Most of the novel The Thousand Autumns of Jacob de Zoet, by David Mitchell, takes place circa 1800. One of the characters, a doctor named Marinus, studied medicine in Uppsala, where he became a "disciple of the celebrated Professor Linnaeus".
Jacob de Zoet remarks that his uncle thought Linnaeus "one of the great men of our age".
"Great men are greatly complex beings. It's true that Linnaean taxonomy underlies botany, but he also taught also that swallows hibernate under lakes; that twelve-foot giants thump about Patagonia; and that the Hottentots are monorchids, possessing a single testicle. They have two. I looked."
Also according to Marinus, Linnaeus did not like disagreement (".. dissenters were heretics whose careers must be crushed.")
Yet Marinus recognizes that Linnaeus greatly influenced his career, and in particular his decision to eschew professorships and spend most of the rest of his life on a Dutch trading station in Nagasaki harbor. Marinus decides not to pursue a career as a professor because "professorships kill philosophers", a lesson he learned from Linneaus, although it is a lesson "of which he himself [Linnaeus] was unaware".
I don't know if any of that is based in fact or if Mitchell had it in for Linnaeus, but there are two interesting general issues here:
Some extremely smart people may be extremely good at one thing, and maybe only for a time, but other than that, they are crazy and/or wrong about most things.
That's a stereotype, but most of us have probably listened to a talk by a Great Name in our field, or had a conversation with one (or been advised by one..) and come away from the experience amazed that such a nutcase had ever done such important work. Few people are brilliant at everything for an entire career.
Does that detract from their (former) greatness? No, but sometimes I wish that some of the great crazies didn't keep getting invited to give talks, as if their new big ideas must be brilliant because their old big ideas were. Perhaps that is cynical and short-sighted of me. Some of the Great Ideas are not appreciated when first proposed and are thought to be wrong and crazy by those too narrow to understand. Yes, but.. the (perhaps fictional) depiction of Linnaeus does resonate.
Some mentors are actually anti-mentors, convincing their mentees (likely unintentionally) to do anything else but be like their supposed mentor.
Even if we are not one of the Great Ones but merely Pretty Good at what we do, and even if we are entirely well-meaning and do not attempt to crush dissenters (including students), a common response to those encountering us will always be "I don't want to be like you".
We are all anti-mentors in some way -- because we work long hours, because we are intense about obscure topics, because we are boring about obscure topics, because our jobs are stressful, and so on. There are many reasons why even we ordinary, non-Linnaean professors might inspire people to move to the other side of the world and take up a non-academic career, no matter what the century and no matter how benign (we think) we are.
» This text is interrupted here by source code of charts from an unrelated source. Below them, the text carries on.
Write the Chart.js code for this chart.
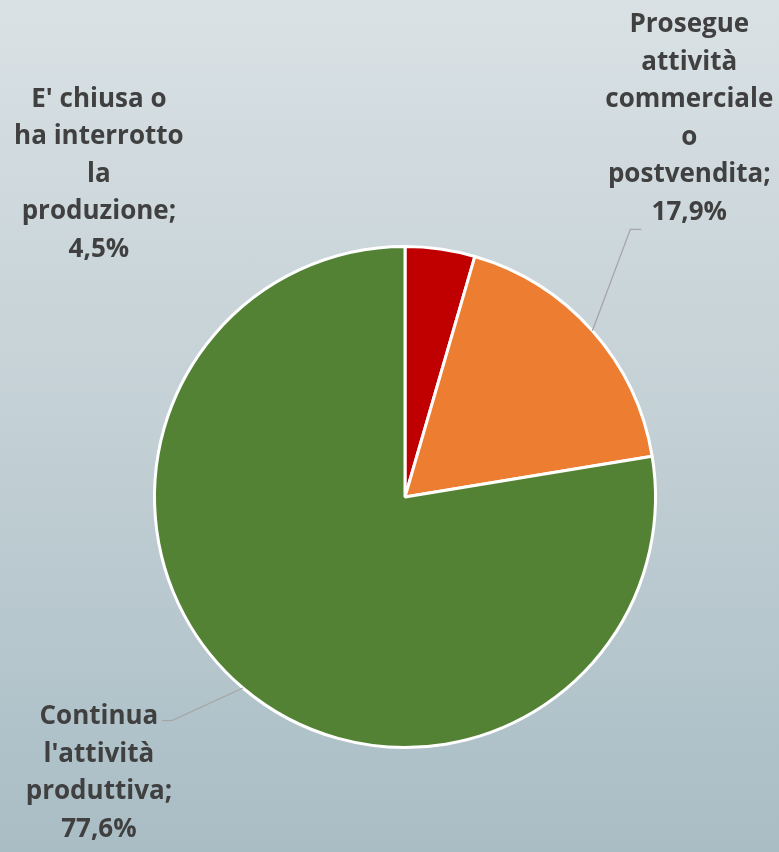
<!DOCTYPE html>
<html><head><meta charset="utf-8">
<script src="https://cdn.jsdelivr.net/npm/chart.js@4/dist/chart.umd.min.js"></script>
<style>
html,body{margin:0;padding:0;width:779px;height:852px;overflow:hidden;}
body{background:linear-gradient(to bottom,#d9e1e4 0%,#c3d0d5 50%,#a9bdc5 100%);}
#wrap{position:absolute;left:0;top:0;width:779px;height:852px;}
</style></head><body>
<div id="wrap"><canvas id="c" width="779" height="852"></canvas></div>
<script>
const categories = ["E' chiusa o ha interrotto la produzione", "Prosegue attività commerciale o postvendita", "Continua l'attività produttiva"];
const values = [4.5, 17.9, 77.6];
const valueLabels = ["4,5%", "17,9%", "77,6%"];
const labelLines = [
  ["E' chiusa o", "ha interrotto", "la", "produzione;"],
  ["Prosegue", "attività", "commerciale", "o", "postvendita;"],
  ["Continua", "l'attività", "produttiva;"]
];
const colors = ["#c00000", "#ed7d31", "#548235"];

// label placement relative to pie center, in radius units (dx, dy of first line center)
const labelPos = [
  {dx:-1.222, dy:-1.587, leader:false},
  {dx:1.135, dy:-1.885, leader:true},
  {dx:-1.222, dy:0.877, leader:true}
];

const labelPlugin = {
  id:'labels',
  afterDatasetsDraw(chart){
    const ctx = chart.ctx;
    const meta = chart.getDatasetMeta(0);
    ctx.save();
    ctx.font = "bold 26px 'Open Sans', sans-serif";
    ctx.textAlign = 'center';
    ctx.textBaseline = 'middle';
    meta.data.forEach((arc, i) => {
      const {x, y, outerRadius, startAngle, endAngle} = arc.getProps(['x','y','outerRadius','startAngle','endAngle'], true);
      const r = outerRadius;
      const lx = x + labelPos[i].dx * r;
      const ly = y + labelPos[i].dy * r;
      const lines = labelLines[i].concat([valueLabels[i]]);
      const lh = 37.5;
      ctx.fillStyle = '#404040';
      lines.forEach((t, k) => ctx.fillText(t, lx, ly + k*lh));
      if (labelPos[i].leader) {
        ctx.strokeStyle = '#a6a6a6';
        ctx.lineWidth = 1.3;
        ctx.beginPath();
        const a = (startAngle + endAngle)/2;
        const px = x + Math.cos(a)*r, py = y + Math.sin(a)*r;
        if (i === 1) {
          const ey = ly + (lines.length-1)*lh + 17;
          ctx.moveTo(px, py);
          ctx.lineTo(lx - 59, ey);
          ctx.lineTo(lx - 48, ey);
        } else {
          ctx.moveTo(px, py);
          ctx.lineTo(lx + 73, ly + 4);
          ctx.lineTo(lx + 63, ly + 4);
        }
        ctx.stroke();
      }
    });
    ctx.restore();
  }
};

new Chart(document.getElementById('c'), {
  type:'pie',
  data:{labels:categories, datasets:[{data:values, backgroundColor:colors, borderColor:'#ffffff', borderWidth:3}]},
  options:{
    responsive:false, animation:false,
    layout:{padding:{left:153, right:122, top:245, bottom:103}},
    plugins:{legend:{display:false}, tooltip:{enabled:false}}
  },
  plugins:[labelPlugin]
});
</script>
</body></html>
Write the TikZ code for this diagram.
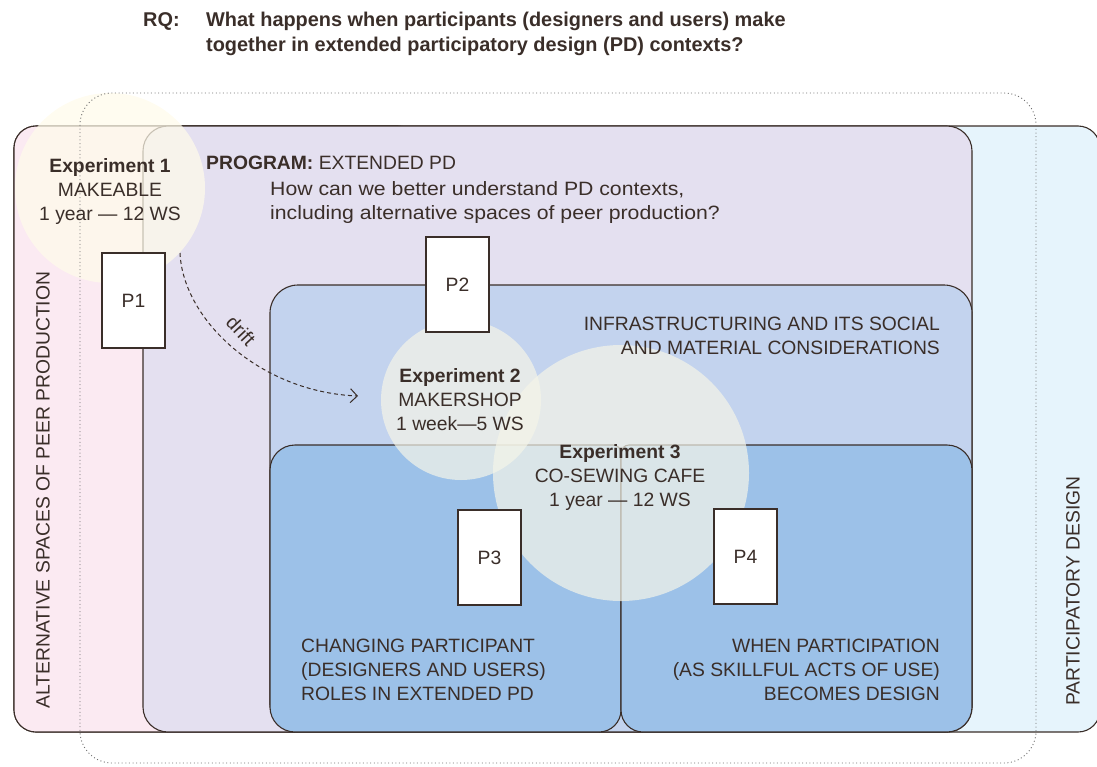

I have never believed that the only route to happiness and success for my advisees is if they follow a career exactly like mine, but at the same time, it used to bother me a bit when someone was very explicit about saying "I do not want to be like you", especially if their reasons are unrelated to reality. Later, I realized that there isn't much difference between saying "I think I would find a different kind of career more rewarding" and "I would hate your life". Nowadays, such statements, no matter how directly stated, elicit only a "OK, whatever" from me.